ST: Speech Translation

specified by the command -d speech_translation

Prepare data

Following is the example to prepare COVOST2 en-de dataset

  1. Download Common Voice audio clips and transcripts (english) (Common Voice Corpus 4).

  2. Change the path in prepare_data/prepare_covo.sh (you can also change the src_lang and tgt_lang to prepare data of other language pairs)

covo_root="root directory of covost"
src_lang=en
tgt_lang=de
  1. Run the following script
cd downstream/speech_translation/prepare_data/
bash prepare_covo.sh
  1. Check the prepared file structure
  • processed data
s3prl/
└── data/
    └──covost_en_de/
        ├── train.tsv
        ├── dev.tsv
        ├── test.tsv
        ├── spm-[src|tgt]_text.[model|vocab|text]
        ├── config.yaml
        └── prepare_data.log
  • origin tsv files
s3prl/
└── downstream/
    └──speech_translation/
        └──prepare_data/
            └──covost_tsv/
                └──covost_v2.<src_lang>_<tgt_lang>.[train|dev|test].tsv
  1. [Optional] If you use other dataset or change the language/data config in prepare_data/prepare_covo.sh, you will also need to change the language/data config in config.yaml.
downstream_expert:
    src_lang: "other source language"
    tgt_lang: "other target language"
    taskrc:
        data: "other data directory"
  1. Details about preprocessing

    • For the text data, we do the following preprocessing

      • transcript: lowercasing, removing punctuations execpt apostrophe and hyphen
      • translation: normalizing punctuation
      • the normalization is done with alvations/sacremoses
    • We also remove the noise examples by length and ratio of transcript and translation, also all the examples contains "REMOVE".
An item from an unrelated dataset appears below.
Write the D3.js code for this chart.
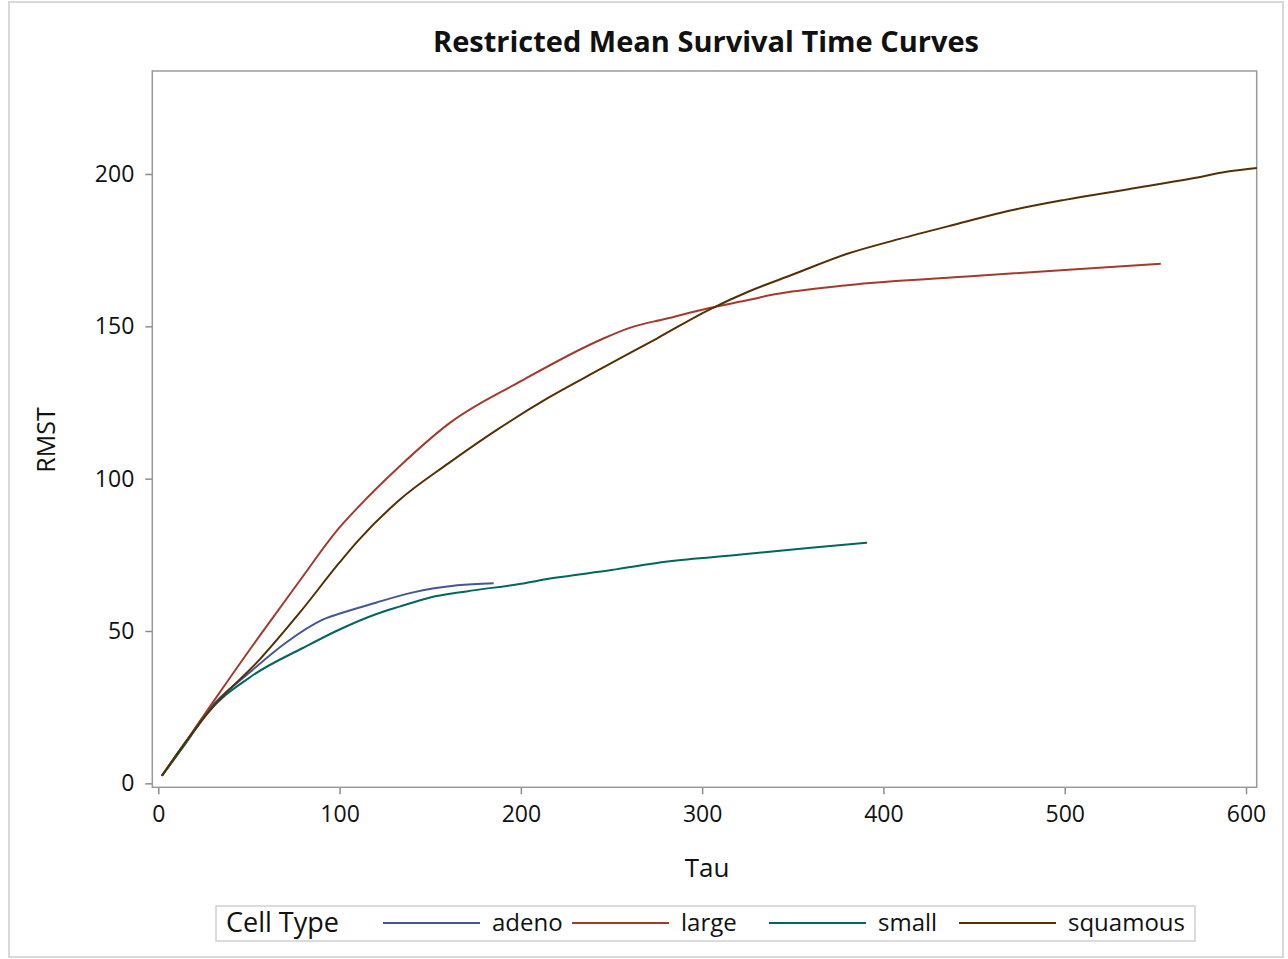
<!DOCTYPE html>
<html lang="en">
<head>
    <meta charset="UTF-8">
    <title>Restricted Mean Survival Time Curves</title>
    <script src="https://d3js.org/d3.v7.min.js"></script>
    <style>
        body { margin: 0; background: #fff; }
        text { font-family: "Open Sans", "DejaVu Sans", sans-serif; fill: #111; }
    </style>
</head>
<body>
    <svg width="1288" height="959"></svg>
    <script>
        // tau, RMST
        const adeno = [[2,2.5],[15,13.2],[27,23.5],[51,36.7],[70,46],[91,53.8],[106,56.8],[120,59.3],[140,62.6],[165,65],[185,65.7]];
        const large = [[2,2.5],[15,13.5],[30,26.5],[56,48.5],[78,66.5],[100,84],[110,90.5],[133,104],[161,118.4],[200,132],[244,145.6],[260,149.5],[280,152.5],[304,156],[326,158.7],[340,160.5],[380,163.5],[450,166.5],[500,168.5],[553,170.5]];
        const small = [[2,2.5],[15,13],[27,23],[51,35],[80,44.5],[100,50.5],[120,55.5],[133,58],[150,61],[170,63],[200,65.5],[216,67.2],[250,70],[281,72.8],[320,75],[360,77.3],[391,79]];
        const squamous = [[2,2.5],[15,13.5],[30,25],[56,40.7],[78,56],[100,72.5],[110,79.5],[133,93],[160,105],[188,116.5],[215,126.5],[244,136],[275,146],[304,155.5],[326,161.5],[350,167],[380,173.8],[409,178.7],[440,183.5],[470,188],[500,191.5],[535,195],[570,198.5],[590,200.8],[606,202]];

        const groups = ['adeno', 'large', 'small', 'squamous'];
        const seriesList = [adeno, large, small, squamous];
        const colors = ['#445694', '#A23A2E', '#01665E', '#543005'];
        const xTicks = [0, 100, 200, 300, 400, 500, 600];
        const yTicks = [0, 50, 100, 150, 200];

        const svg = d3.select('svg');

        // outer border
        svg.append('rect')
            .attr('x', 9).attr('y', 2).attr('width', 1274).attr('height', 955)
            .attr('fill', 'none').attr('stroke', '#d8d8d8').attr('stroke-width', 2);

        const xScale = d3.scaleLinear()
                        .domain([-3.3, 605.9])
                        .range([152.3, 1256.7]);
        const yScale = d3.scaleLinear()
                        .domain([-1.3, 233.8])
                        .range([787.3, 71]);

        const xAxis = d3.axisBottom(xScale).tickValues(xTicks).tickSize(7).tickPadding(11);
        const yAxis = d3.axisLeft(yScale).tickValues(yTicks).tickSize(7).tickPadding(11);

        const gx = svg.append('g').attr('transform', 'translate(0, 787.3)').call(xAxis);
        const gy = svg.append('g').attr('transform', 'translate(152.3, 0)').call(yAxis);
        [gx, gy].forEach(g => {
            g.select('.domain').remove();
            g.selectAll('line').attr('stroke', '#8c8c8c').attr('stroke-width', 1.5);
            g.selectAll('text').attr('font-size', 23).attr('fill', '#111')
                .attr('font-family', '"Open Sans", sans-serif');
        });

        // plot frame
        svg.append('rect')
            .attr('x', 152.3).attr('y', 71)
            .attr('width', 1256.7 - 152.3).attr('height', 787.3 - 71)
            .attr('fill', 'none').attr('stroke', '#9a9a9a').attr('stroke-width', 1.5);

        const line = d3.line()
                        .x(d => xScale(d[0]))
                        .y(d => yScale(d[1]))
                        .curve(d3.curveMonotoneX);

        svg.selectAll('.curve')
            .data(seriesList)
            .enter()
            .append('path')
            .attr('class', 'curve')
            .attr('d', d => line(d))
            .attr('fill', 'none')
            .attr('stroke', (d, i) => colors[i])
            .attr('stroke-width', 2);

        // title and axis labels
        svg.append('text')
            .attr('x', 706).attr('y', 52)
            .attr('text-anchor', 'middle')
            .attr('font-size', 29).attr('font-weight', 'bold')
            .text('Restricted Mean Survival Time Curves');

        svg.append('text')
            .attr('x', 707).attr('y', 877)
            .attr('text-anchor', 'middle')
            .attr('font-size', 26)
            .text('Tau');

        svg.append('text')
            .attr('transform', 'translate(55, 440) rotate(-90)')
            .attr('text-anchor', 'middle')
            .attr('font-size', 25)
            .text('RMST');

        // legend
        const legend = svg.append('g');
        legend.append('rect')
            .attr('x', 216).attr('y', 906).attr('width', 979).attr('height', 35)
            .attr('fill', 'none').attr('stroke', '#cfcfcf').attr('stroke-width', 1.5);
        legend.append('text')
            .attr('x', 226).attr('y', 932)
            .attr('font-size', 27)
            .text('Cell Type');

        const legendX = [383, 572, 769, 959];
        groups.forEach((g, i) => {
            legend.append('line')
                .attr('x1', legendX[i]).attr('x2', legendX[i] + 97)
                .attr('y1', 923).attr('y2', 923)
                .attr('stroke', colors[i]).attr('stroke-width', 2);
            legend.append('text')
                .attr('x', legendX[i] + 109).attr('y', 931)
                .attr('font-size', 24)
                .text(g);
        });
    </script>
</body>
</html>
    • For the tokenization, we create char dictionary with google/sentencepiece for transcript and translation seperately.

    • For more details, you can check the files under prepare_data/.

Training

python3 run_downstream.py -n ExpName -m train -u fbank -d speech_translation
  • For downstream model architecture, we delegate the configuration and creation to pytorch/fairseq. You could adjust the model archtecture directly at downstream_expert/modelrc in config.yaml. (For more configurations, please refer to pytorch/fairseq)
downstream_expert:
    modelrc:
        # you could set the model architecture here
        arch: s2t_transformer
        
        # set other model configurations here
        max_source_positions: 6000
        max_target_positions: 1024
        encoder_layers: 3
        decoder_layers: 3
  • we will truncate the wav to the maximum input size, which is max_source_positions*upstream_rate.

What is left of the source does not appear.